>> Begin MATERIAL FOR THIS TASK

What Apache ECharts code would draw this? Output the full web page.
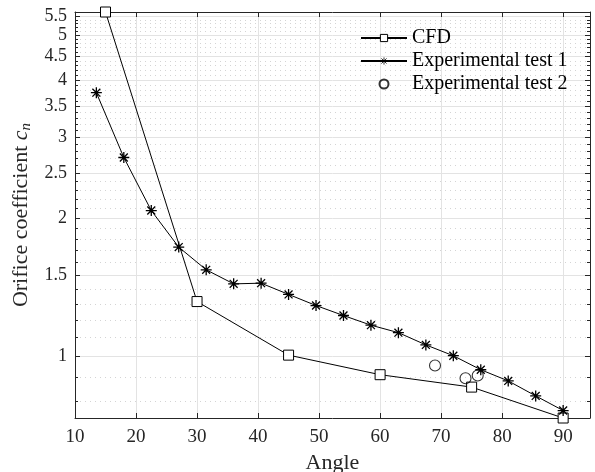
<!DOCTYPE html>
<html><head><meta charset="utf-8">
<script src="https://cdn.jsdelivr.net/npm/echarts@6/dist/echarts.min.js"></script>
<style>html,body{margin:0;padding:0;background:#fff}#c{width:595px;height:472px}</style>
</head><body><div id="c"></div>
<script>
var cfdX = [15, 30, 45, 60, 75, 90];
var cfdY = [5.62, 1.316, 1.006, 0.912, 0.857, 0.734];
var exp1X = [13.5, 18, 22.5, 27, 31.5, 36, 40.5, 45, 49.5, 54, 58.5, 63, 67.5, 72, 76.5, 81, 85.5, 90];
var exp1Y = [3.75, 2.71, 2.077, 1.729, 1.543, 1.438, 1.443, 1.364, 1.29, 1.227, 1.169, 1.126, 1.059, 1.003, 0.935, 0.884, 0.82, 0.762];
var exp2X = [69, 74, 76];
var exp2Y = [0.955, 0.896, 0.908];
var xTicks = [10, 20, 30, 40, 50, 60, 70, 80, 90];
var yTicks = [1, 1.5, 2, 2.5, 3, 3.5, 4, 4.5, 5, 5.5];
var yMinorTicks = [0.8, 0.9, 1.1, 1.2, 1.3, 1.4, 1.6, 1.7, 1.8, 1.9, 2.1, 2.2, 2.3, 2.4, 2.6, 2.7, 2.8, 2.9, 3.1, 3.2, 3.3, 3.4, 3.6, 3.7, 3.8, 3.9, 4.1, 4.2, 4.3, 4.4, 4.6, 4.7, 4.8, 4.9, 5.1, 5.2, 5.3, 5.4, 5.6];

function pairs(xs, ys) { return xs.map(function (x, i) { return [x, ys[i]]; }); }

var FONT = 'Liberation Serif';
var AX = '#262626';
var X_MIN = 10, X_MAX = 94.4, Y_MIN = 0.734, Y_MAX = 5.62;
var star = 'path://M0,-5L0,5M-5,0L5,0M-3.6,-3.6L3.6,3.6M-3.6,3.6L3.6,-3.6';

var chart = echarts.init(document.getElementById('c'), null, {renderer: 'canvas'});
chart.setOption({
  animation: false,
  backgroundColor: '#fff',
  textStyle: {fontFamily: FONT},
  grid: {left: 75, right: 5, top: 12, bottom: 54, containLabel: false, outerBoundsMode: 'none'},
  legend: {
    orient: 'vertical', left: 355, top: 23, itemWidth: 46, itemHeight: 9, itemGap: 3,
    textStyle: {fontFamily: FONT, fontSize: 20, color: '#000'},
    data: [
      {name: 'CFD', itemStyle: {borderWidth: 1}},
      {name: 'Experimental test 1', itemStyle: {borderWidth: 0.8}},
      {name: 'Experimental test 2'}
    ]
  },
  xAxis: [{
    type: 'value', position: 'bottom', min: X_MIN, max: X_MAX,
    name: 'Angle', nameLocation: 'middle', nameGap: 33,
    nameTextStyle: {fontFamily: FONT, fontSize: 22, color: AX},
    axisLine: {show: true, lineStyle: {color: AX, width: 1}},
    axisTick: {show: true, inside: true, length: 5, customValues: xTicks, lineStyle: {color: AX}},
    axisLabel: {customValues: xTicks, fontFamily: FONT, fontSize: 19, color: AX, margin: 10, hideOverlap: false},
    splitLine: {show: true, lineStyle: {color: '#e3e3e3', width: 1}}
  }, {
    type: 'value', position: 'top', min: X_MIN, max: X_MAX,
    axisLine: {show: true, lineStyle: {color: AX, width: 1}},
    axisTick: {show: true, inside: true, length: 5, customValues: xTicks, lineStyle: {color: AX}},
    axisLabel: {show: false}, splitLine: {show: false}
  }],
  yAxis: [{
    type: 'log', position: 'left', min: Y_MIN, max: Y_MAX,
    name: 'Orifice coefficient {i|c}{s|n}', nameLocation: 'middle', nameGap: 37,
    nameTextStyle: {fontFamily: FONT, fontSize: 22, color: AX,
      rich: {i: {fontFamily: FONT, fontSize: 22, fontStyle: 'italic', color: AX},
             s: {fontFamily: FONT, fontSize: 15, fontStyle: 'italic', color: AX, padding: [9, 0, 0, 0]}}},
    axisLine: {show: true, lineStyle: {color: AX, width: 1}},
    axisTick: {show: true, inside: true, length: 5, customValues: yTicks, lineStyle: {color: AX}},
    axisLabel: {customValues: yTicks, interval: 0, hideOverlap: false, fontFamily: FONT, fontSize: 18, color: AX, margin: 8,
      formatter: function (v) { return String(v); }},
    splitLine: {show: true, lineStyle: {color: '#e3e3e3', width: 1}}
  }, {
    type: 'log', position: 'right', min: Y_MIN, max: Y_MAX,
    axisLine: {show: true, lineStyle: {color: AX, width: 1}},
    axisTick: {show: true, inside: true, length: 5, customValues: yTicks, lineStyle: {color: AX}},
    axisLabel: {show: false}, splitLine: {show: false}
  }, {
    type: 'log', position: 'left', min: Y_MIN, max: Y_MAX,
    axisLine: {show: false},
    axisTick: {show: true, inside: true, length: 3, customValues: yMinorTicks, lineStyle: {color: AX}},
    axisLabel: {show: false},
    splitLine: {show: true, lineStyle: {color: '#d4d4d4', width: 1, type: [1, 4]}}
  }, {
    type: 'log', position: 'right', min: Y_MIN, max: Y_MAX,
    axisLine: {show: false},
    axisTick: {show: true, inside: true, length: 3, customValues: yMinorTicks, lineStyle: {color: AX}},
    axisLabel: {show: false}, splitLine: {show: false}
  }],
  series: [{
    name: 'CFD', type: 'line', data: pairs(cfdX, cfdY),
    symbol: 'rect', symbolSize: 10, showAllSymbol: true,
    lineStyle: {color: '#000', width: 1},
    itemStyle: {color: '#fff', borderColor: '#000', borderWidth: 1},
    z: 5
  }, {
    name: 'Experimental test 1', type: 'line', data: pairs(exp1X, exp1Y),
    symbol: star, symbolSize: 11, showAllSymbol: true,
    lineStyle: {color: '#000', width: 1},
    itemStyle: {color: '#000', borderColor: '#000', borderWidth: 1.3},
    z: 5
  }, {
    name: 'Experimental test 2', type: 'scatter', data: pairs(exp2X, exp2Y),
    symbol: 'circle', symbolSize: 11,
    itemStyle: {color: 'rgba(0,0,0,0)', borderColor: '#000', borderWidth: 1.1},
    z: 5
  }]
});
</script></body></html>
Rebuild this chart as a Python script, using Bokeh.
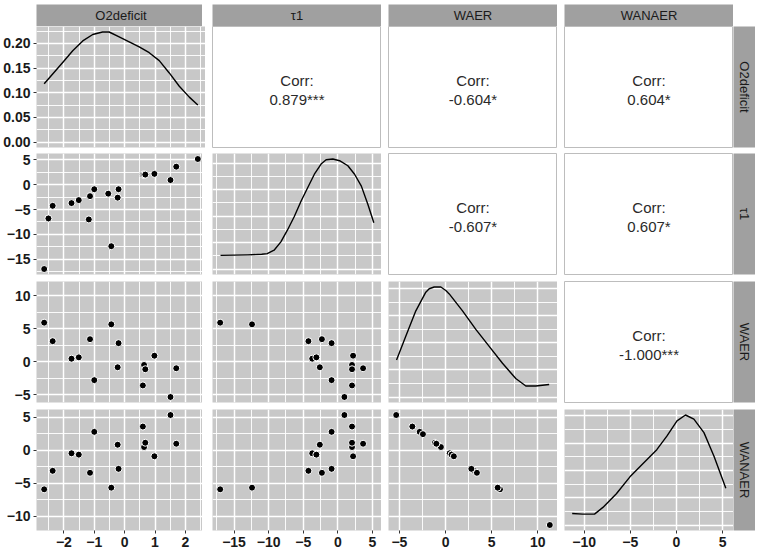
import math

import numpy as np
from bokeh.core.properties import value
from bokeh.embed import file_html
from bokeh.layouts import gridplot
from bokeh.models import ColumnDataSource, FixedTicker, NumeralTickFormatter, Range1d
from bokeh.plotting import figure
from bokeh.resources import INLINE

nan = float("nan")

# ---- data -----------------------------------------------------------------
variables = ["O2deficit", "τ1", "WAER", "WANAER"]

o2deficit = [-2.65, -2.37, -1.75, -1.51, -1.14, -1.00, -0.44, -0.23, -0.20, 0.60,
             0.64, 0.68, 0.98, 1.70, 1.51, -2.51, -1.18, -0.54, 2.41, nan, nan]
tau1 = [-17.0, -4.25, -3.7, -3.1, -2.3, -0.9, -12.4, -2.6, -0.9, 2.05,
        2.05, 2.05, 2.2, 3.65, 0.95, -6.8, -7.0, -1.8, 5.2, nan, nan]
waer = [5.9, 3.1, 0.45, 0.65, 3.4, -2.8, 5.65, -0.85, 2.8, -3.6,
        -0.5, -1.15, 0.9, -1.0, -5.35, nan, nan, nan, nan, 11.3, -2.45]
wanaer = [-5.9, -3.1, -0.45, -0.65, -3.4, 2.8, -5.65, 0.85, -2.8, 3.6,
          0.5, 1.15, -0.9, 1.0, 5.35, nan, nan, nan, nan, -11.3, 2.45]

# kernel density curves on the diagonal
o2_dens_x = [-2.65, -2.37, -2.04, -1.71, -1.38, -1.05, -0.73, -0.51, -0.18, 0.15,
             0.48, 0.81, 1.14, 1.47, 1.80, 2.13, 2.41]
o2_dens_y = [0.118, 0.138, 0.161, 0.185, 0.205, 0.218, 0.223, 0.223, 0.213, 0.203,
             0.193, 0.181, 0.165, 0.140, 0.113, 0.091, 0.075]
tau_dens_x = [-16.95, -15.0, -13.0, -11.0, -10.2, -9.21, -8.23, -7.27, -6.29, -5.32,
              -4.36, -3.39, -2.42, -1.69, -0.72, 0.25, 1.45, 2.42, 3.40, 4.36, 5.2]
tau_dens_y = [0.0103, 0.0105, 0.0107, 0.0111, 0.0116, 0.0142, 0.0205, 0.0295, 0.0397, 0.0512,
              0.0614, 0.0716, 0.0793, 0.0825, 0.0831, 0.0818, 0.0780, 0.0716, 0.0626, 0.0486,
              0.0350]
waer_dens_x = [-5.31, -4.31, -3.22, -2.14, -1.77, -1.23, -0.51, 0.03, 0.40, 1.84, 3.28,
               4.73, 6.17, 7.61, 8.70, 9.78, 11.23]
waer_dens_y = [0.0274, 0.0449, 0.0636, 0.0774, 0.0799, 0.0812, 0.0812, 0.0786, 0.0761, 0.0636,
               0.0499, 0.0374, 0.0249, 0.0137, 0.0081, 0.0081, 0.0092]
wanaer_dens_x = [-11.30, -10.16, -8.88, -7.97, -6.51, -5.04, -3.59, -2.13, -1.04, 0.06,
                 0.98, 1.89, 2.98, 4.08, 5.35]
wanaer_dens_y = [0.0084, 0.0080, 0.0080, 0.0129, 0.0229, 0.0353, 0.0453, 0.0552, 0.0651, 0.0763,
                 0.0806, 0.0776, 0.0677, 0.0502, 0.0270]

# correlation labels (upper triangle)
corr_pairs = [(0, 1), (0, 2), (0, 3), (1, 2), (1, 3), (2, 3)]
corr_values = [0.879, -0.604, 0.604, -0.607, 0.607, -1.000]
corr_stars = ["***", "*", "*", "*", "*", "***"]

# tick positions
o2_ticks = [-2, -1, 0, 1, 2]
tau_ticks = [-15, -10, -5, 0, 5]
waer_ticks = [-5, 0, 5, 10]
wanaer_ticks = [-10, -5, 0, 5]
o2_dens_ticks = [0.0, 0.05, 0.10, 0.15, 0.20]
dens_ticks = [0.0, 0.02, 0.04, 0.06, 0.08]

columns = [o2deficit, tau1, waer, wanaer]
var_ticks = [o2_ticks, tau_ticks, waer_ticks, wanaer_ticks]
dens_curves = [(o2_dens_x, o2_dens_y), (tau_dens_x, tau_dens_y),
               (waer_dens_x, waer_dens_y), (wanaer_dens_x, wanaer_dens_y)]
dens_ticks_all = [o2_dens_ticks, dens_ticks, dens_ticks, dens_ticks]

# ---- styling ----------------------------------------------------------------
PANEL_W, PANEL_H = 169, 121
LEFT_AXIS = 33
COL_GAP = 7
ROW_BOTTOM = [6, 7, 7, 22]   # space below each panel row (last one holds the x axis)
STRIP = 22
TOP_PAD = 4

FONT = "Liberation Sans"
PANEL_BG = "#C8C8C8"
STRIP_BG = "#A0A0A0"
TEXT_COL = "#1A1A1A"


def padded(lo, hi, frac=0.05):
    span = hi - lo
    return Range1d(lo - frac * span, hi + frac * span)


def minor_of(ticks, rng):
    step = ticks[1] - ticks[0]
    cand = [ticks[0] - step / 2] + [t + step / 2 for t in ticks]
    return [c for c in cand if rng.start <= c <= rng.end]


def var_range(k):
    arr = np.array(columns[k], dtype=float)
    return padded(np.nanmin(arr), np.nanmax(arr))


def dens_range(k):
    top = max(dens_curves[k][1])
    return padded(0.0, top)


def style_axis(ax, ticks, minor):
    ax.ticker = FixedTicker(ticks=ticks, minor_ticks=minor)
    ax.major_label_text_font = FONT
    ax.major_label_text_font_size = "14px"
    ax.major_label_text_font_style = "bold"
    ax.major_label_text_color = TEXT_COL
    ax.major_tick_line_color = "#333333"
    ax.major_tick_out = 3
    ax.major_tick_in = 0
    ax.minor_tick_line_color = None
    ax.axis_line_color = None
    ax.major_label_standoff = 2


def panel(i, j, xr, yr):
    p = figure(frame_width=PANEL_W, frame_height=PANEL_H, x_range=xr, y_range=yr,
               output_backend="svg", toolbar_location=None,
               x_axis_location="below" if i == 3 else None,
               y_axis_location="left" if j == 0 else None,
               min_border_left=LEFT_AXIS if j == 0 else COL_GAP,
               min_border_right=0,
               min_border_top=0,
               min_border_bottom=ROW_BOTTOM[i])
    p.background_fill_color = PANEL_BG
    p.border_fill_color = "white"
    p.outline_line_color = None
    return p


def add_grids(p, xt, xminor, yt, yminor):
    p.xgrid.ticker = FixedTicker(ticks=xt, minor_ticks=xminor)
    p.ygrid.ticker = FixedTicker(ticks=yt, minor_ticks=yminor)
    for g in (p.xgrid, p.ygrid):
        g.grid_line_color = "white"
        g.grid_line_width = 1.5
        g.minor_grid_line_color = "white"
        g.minor_grid_line_width = 0.9


grid_rows = []

# top strip row
strip_row = []
for j, name in enumerate(variables):
    s = figure(frame_width=PANEL_W, frame_height=STRIP, x_range=(0, 1), y_range=(0, 1),
               output_backend="svg", toolbar_location=None,
               x_axis_location=None, y_axis_location=None,
               min_border_left=LEFT_AXIS if j == 0 else COL_GAP, min_border_right=0,
               min_border_top=TOP_PAD, min_border_bottom=0)
    s.background_fill_color = STRIP_BG
    s.border_fill_color = "white"
    s.outline_line_color = None
    s.xgrid.visible = False
    s.ygrid.visible = False
    s.text(x=[0.5], y=[0.5], text=[name], text_align="center", text_baseline="middle",
           text_font=value(FONT), text_font_size="13px", text_color=TEXT_COL)
    strip_row.append(s)
strip_row.append(None)
grid_rows.append(strip_row)

for i in range(4):
    row = []
    for j in range(4):
        xr = var_range(j)
        x_minor = minor_of(var_ticks[j], xr)
        if i == j:
            yr = dens_range(i)
            yt = dens_ticks_all[i]
            y_minor = minor_of(yt, yr)
            p = panel(i, j, xr, yr)
            add_grids(p, var_ticks[j], x_minor, yt, y_minor)
            dx, dy = dens_curves[i]
            p.line(dx, dy, line_color="black", line_width=1.4, line_join="round")
            if j == 0:
                style_axis(p.yaxis[0], yt, y_minor)
                p.yaxis[0].formatter = NumeralTickFormatter(format="0.00")
            if i == 3:
                style_axis(p.xaxis[0], var_ticks[j], x_minor)
        elif i > j:
            yr = var_range(i)
            y_minor = minor_of(var_ticks[i], yr)
            p = panel(i, j, xr, yr)
            add_grids(p, var_ticks[j], x_minor, var_ticks[i], y_minor)
            xs = np.array(columns[j], dtype=float)
            ys = np.array(columns[i], dtype=float)
            ok = ~(np.isnan(xs) | np.isnan(ys))
            src = ColumnDataSource(dict(x=xs[ok], y=ys[ok]))
            p.scatter("x", "y", source=src, size=7, fill_color="black",
                      line_color="white", line_width=1)
            if j == 0:
                style_axis(p.yaxis[0], var_ticks[i], y_minor)
            if i == 3:
                style_axis(p.xaxis[0], var_ticks[j], x_minor)
        else:
            p = panel(i, j, Range1d(0, 1), Range1d(0, 1))
            p.background_fill_color = "white"
            p.outline_line_color = "#BDBDBD"
            p.outline_line_width = 1
            p.xgrid.visible = False
            p.ygrid.visible = False
            k = corr_pairs.index((i, j))
            label = f"{corr_values[k]:.3f}{corr_stars[k]}"
            p.text(x=[0.5, 0.5], y=[0.5, 0.5], text=["Corr:", label],
                   y_offset=[-7, 12], text_align="center", text_baseline="middle",
                   text_font=value(FONT), text_font_size="15px", text_color="#2A2A2A")
        row.append(p)

    # right-hand strip with the row variable
    rs = figure(frame_width=STRIP, frame_height=PANEL_H, x_range=(0, 1), y_range=(0, 1),
                output_backend="svg", toolbar_location=None,
                x_axis_location=None, y_axis_location=None,
                min_border_left=0, min_border_right=0,
                min_border_top=0, min_border_bottom=ROW_BOTTOM[i])
    rs.background_fill_color = STRIP_BG
    rs.border_fill_color = "white"
    rs.outline_line_color = None
    rs.xgrid.visible = False
    rs.ygrid.visible = False
    rs.text(x=[0.5], y=[0.5], text=[variables[i]], angle=-math.pi / 2,
            text_align="center", text_baseline="middle",
            text_font=value(FONT), text_font_size="13px", text_color=TEXT_COL)
    row.append(rs)
    grid_rows.append(row)

layout = gridplot(grid_rows, toolbar_location=None)

with open("out.html", "w") as f:
    f.write(file_html(layout, INLINE))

>> End MATERIAL FOR THIS TASK

**GIVEN INSTRUCTION**
Return all lines containing "script".

**TASK SOLUTION**
<script src="https://cdn.jsdelivr.net/npm/echarts@6/dist/echarts.min.js"></script>
<script>
</script></body></html>
Rebuild this chart as a Python script, using Bokeh.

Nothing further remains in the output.